Já fui criticada por não dar "a devida atenção" aos meios midiáticos tradicionais. Vejo que para o meu pai e o meu avô, por exemplo,  leitura diária do jornal faz talvez parte da própria constituição do homem burguês, como o seu passaporte para a vida pública mais ampla, já que ser homem com alguma posição na sociedade já era por si só pertencer à vida pública. Não lê-los significa estar 'fora do mundo'. Curiosamente, todos partem do pressuposto de que sabem avaliar as notícias transmitidas. Elas não precisam de uma visão de mundo para ser lidas. A verdade é que inevitavelmente precisam, porém é a própria visão de mundo que parece não carecer de sofisticação. As notícias são cristalinas como água, e a visão de mundo de quem as consome parece ser transparente. Como pode haver engodos em uma realidade tão límpida? O comportamento que acompanha o tradicional leitor de jornais, mor das vezes o homem burguês, é a segurança sobre como lê e sobre o que é lido. Aquele é o seu ambiente, em que intrusos aos poucos penetram, mas ainda não o suficiente para chacoalhar seus paradigmas. Já a atitude desejável do cientista social, principalmente o 'selvagem', quer dizer aquele que o é por habitus e não por formação, é a da dúvida, não a da certeza. Buscar elementos de fora da mídia é fundamental para garantir alguns parâmetros de leitura.  Livros, estatísticas, realidades distintas. Tudo isto pesa para quem lê. Como de praxe quando se ampara na dúvida, e não na certeza, a arrogâncias que se cedimenta na certeza também arrefece (ou deveria).Assim como em outros aspectos da vida, um tempo de afastamento te dá um outro olhar sobre algo que parecia familiar. A dinâmica frenética das notícias chegando fresquinhas em casa, cheias de obviedades transbordantes produz uma atmosfera muito familiar. Os bem-informados são às vezes somente aqueles que se entregaram a um fluxo incompatível com a reflexão. Por mais que nos entreguemos a este fluxo, é bom desconfiar de si e tudo por vezes. Nem que seja para fazer como Descartes, que voltou cheio de certezas da cabana onde se refugiou para dirimir suas dúvidas. Mas ao menos fica claro que os parâmetros construídos para absorver algo foram construídos, houve esforço. Assim dá até para ver alguém de opinião diametralmente oposta e dizer: "não concordo com você, mas sua construção, que belo edifício!"

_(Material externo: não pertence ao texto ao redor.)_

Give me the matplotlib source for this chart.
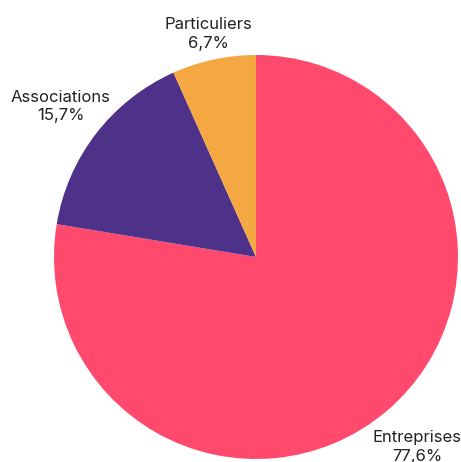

segunda-feira, 11 de outubro de 2010

Inaugural: uma palavrinha piegas



Por que paisagem estripada, ainda mais se exibo esta idílica pintura? Uma palavra sobre ela. Ninguém me tira a impressão de que Curitiba, aquela cidade que habita minha idílica memória, tem um algo de eslavo. Mas o idílio de Chagall foi aniquilado durante a Segunda Guerra Mundial, mais precisamente durante a Shoá. Sou sensível à paisagem. Paisagens belas, mesmo que da memória ou da imaginação, mexem comigo. Nunca se sabe; paisagens podem ser estripadas. Sonho com paisagens naturais e humanas mais cálidas e cheias de beleza do que estas que por ora encontro aqui, em São Paulo. O mais belo é poder ser um com a paisagem, não se apartar dela, como já havia notado o caminhante solitário. A paisagem é a heroína silenciosa das obras que aprecio. O palco das aventuras humanas. Estejamos atentos.